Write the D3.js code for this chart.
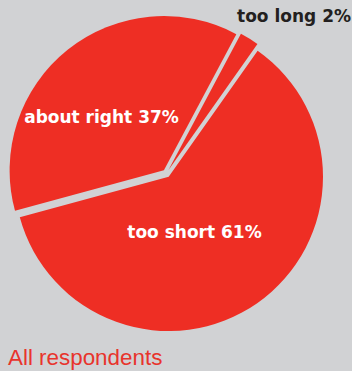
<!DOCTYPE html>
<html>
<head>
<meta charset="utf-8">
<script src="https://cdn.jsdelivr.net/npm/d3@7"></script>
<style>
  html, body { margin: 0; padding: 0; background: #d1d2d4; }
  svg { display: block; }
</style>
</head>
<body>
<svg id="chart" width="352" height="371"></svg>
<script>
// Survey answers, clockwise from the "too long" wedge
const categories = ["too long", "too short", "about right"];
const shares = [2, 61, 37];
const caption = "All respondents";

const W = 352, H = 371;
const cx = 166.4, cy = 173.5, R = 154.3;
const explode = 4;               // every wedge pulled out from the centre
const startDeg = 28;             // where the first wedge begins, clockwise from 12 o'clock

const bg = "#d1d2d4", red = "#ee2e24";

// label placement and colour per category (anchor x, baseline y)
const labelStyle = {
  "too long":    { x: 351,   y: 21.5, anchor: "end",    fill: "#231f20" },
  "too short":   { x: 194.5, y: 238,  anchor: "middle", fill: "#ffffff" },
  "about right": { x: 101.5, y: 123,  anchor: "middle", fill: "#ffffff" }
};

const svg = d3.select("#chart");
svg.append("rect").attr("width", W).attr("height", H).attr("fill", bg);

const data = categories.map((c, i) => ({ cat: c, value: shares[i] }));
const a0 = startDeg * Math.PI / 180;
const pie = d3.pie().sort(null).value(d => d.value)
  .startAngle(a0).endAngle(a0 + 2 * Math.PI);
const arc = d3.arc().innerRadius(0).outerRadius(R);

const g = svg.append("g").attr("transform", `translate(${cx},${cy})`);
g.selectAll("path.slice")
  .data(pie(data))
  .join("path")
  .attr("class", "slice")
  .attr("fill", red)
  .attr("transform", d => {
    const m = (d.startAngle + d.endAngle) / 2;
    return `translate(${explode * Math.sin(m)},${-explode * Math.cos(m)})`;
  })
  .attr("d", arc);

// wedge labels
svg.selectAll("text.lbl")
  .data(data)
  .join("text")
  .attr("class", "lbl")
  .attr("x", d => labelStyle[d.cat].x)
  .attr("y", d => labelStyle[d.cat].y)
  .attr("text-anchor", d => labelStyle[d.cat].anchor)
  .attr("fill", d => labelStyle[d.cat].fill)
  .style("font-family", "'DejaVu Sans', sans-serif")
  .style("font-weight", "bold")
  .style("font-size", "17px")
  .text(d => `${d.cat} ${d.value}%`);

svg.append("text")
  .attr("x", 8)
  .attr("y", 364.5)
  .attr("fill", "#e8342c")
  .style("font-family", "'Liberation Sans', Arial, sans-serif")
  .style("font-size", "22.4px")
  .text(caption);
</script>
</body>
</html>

### Exercise details
Your task is to repeat the data above exactly while excluding the pictures.

### Full answer
Write the D3.js code for this chart.
<!DOCTYPE html>
<html>
<head>
<meta charset="utf-8">
<script src="https://cdn.jsdelivr.net/npm/d3@7"></script>
<style>
  html, body { margin: 0; padding: 0; background: #d1d2d4; }
  svg { display: block; }
</style>
</head>
<body>
<svg id="chart" width="352" height="371"></svg>
<script>
// Survey answers, clockwise from the "too long" wedge
const categories = ["too long", "too short", "about right"];
const shares = [2, 61, 37];
const caption = "All respondents";

const W = 352, H = 371;
const cx = 166.4, cy = 173.5, R = 154.3;
const explode = 4;               // every wedge pulled out from the centre
const startDeg = 28;             // where the first wedge begins, clockwise from 12 o'clock

const bg = "#d1d2d4", red = "#ee2e24";

// label placement and colour per category (anchor x, baseline y)
const labelStyle = {
  "too long":    { x: 351,   y: 21.5, anchor: "end",    fill: "#231f20" },
  "too short":   { x: 194.5, y: 238,  anchor: "middle", fill: "#ffffff" },
  "about right": { x: 101.5, y: 123,  anchor: "middle", fill: "#ffffff" }
};

const svg = d3.select("#chart");
svg.append("rect").attr("width", W).attr("height", H).attr("fill", bg);

const data = categories.map((c, i) => ({ cat: c, value: shares[i] }));
const a0 = startDeg * Math.PI / 180;
const pie = d3.pie().sort(null).value(d => d.value)
  .startAngle(a0).endAngle(a0 + 2 * Math.PI);
const arc = d3.arc().innerRadius(0).outerRadius(R);

const g = svg.append("g").attr("transform", `translate(${cx},${cy})`);
g.selectAll("path.slice")
  .data(pie(data))
  .join("path")
  .attr("class", "slice")
  .attr("fill", red)
  .attr("transform", d => {
    const m = (d.startAngle + d.endAngle) / 2;
    return `translate(${explode * Math.sin(m)},${-explode * Math.cos(m)})`;
  })
  .attr("d", arc);

// wedge labels
svg.selectAll("text.lbl")
  .data(data)
  .join("text")
  .attr("class", "lbl")
  .attr("x", d => labelStyle[d.cat].x)
  .attr("y", d => labelStyle[d.cat].y)
  .attr("text-anchor", d => labelStyle[d.cat].anchor)
  .attr("fill", d => labelStyle[d.cat].fill)
  .style("font-family", "'DejaVu Sans', sans-serif")
  .style("font-weight", "bold")
  .style("font-size", "17px")
  .text(d => `${d.cat} ${d.value}%`);

svg.append("text")
  .attr("x", 8)
  .attr("y", 364.5)
  .attr("fill", "#e8342c")
  .style("font-family", "'Liberation Sans', Arial, sans-serif")
  .style("font-size", "22.4px")
  .text(caption);
</script>
</body>
</html>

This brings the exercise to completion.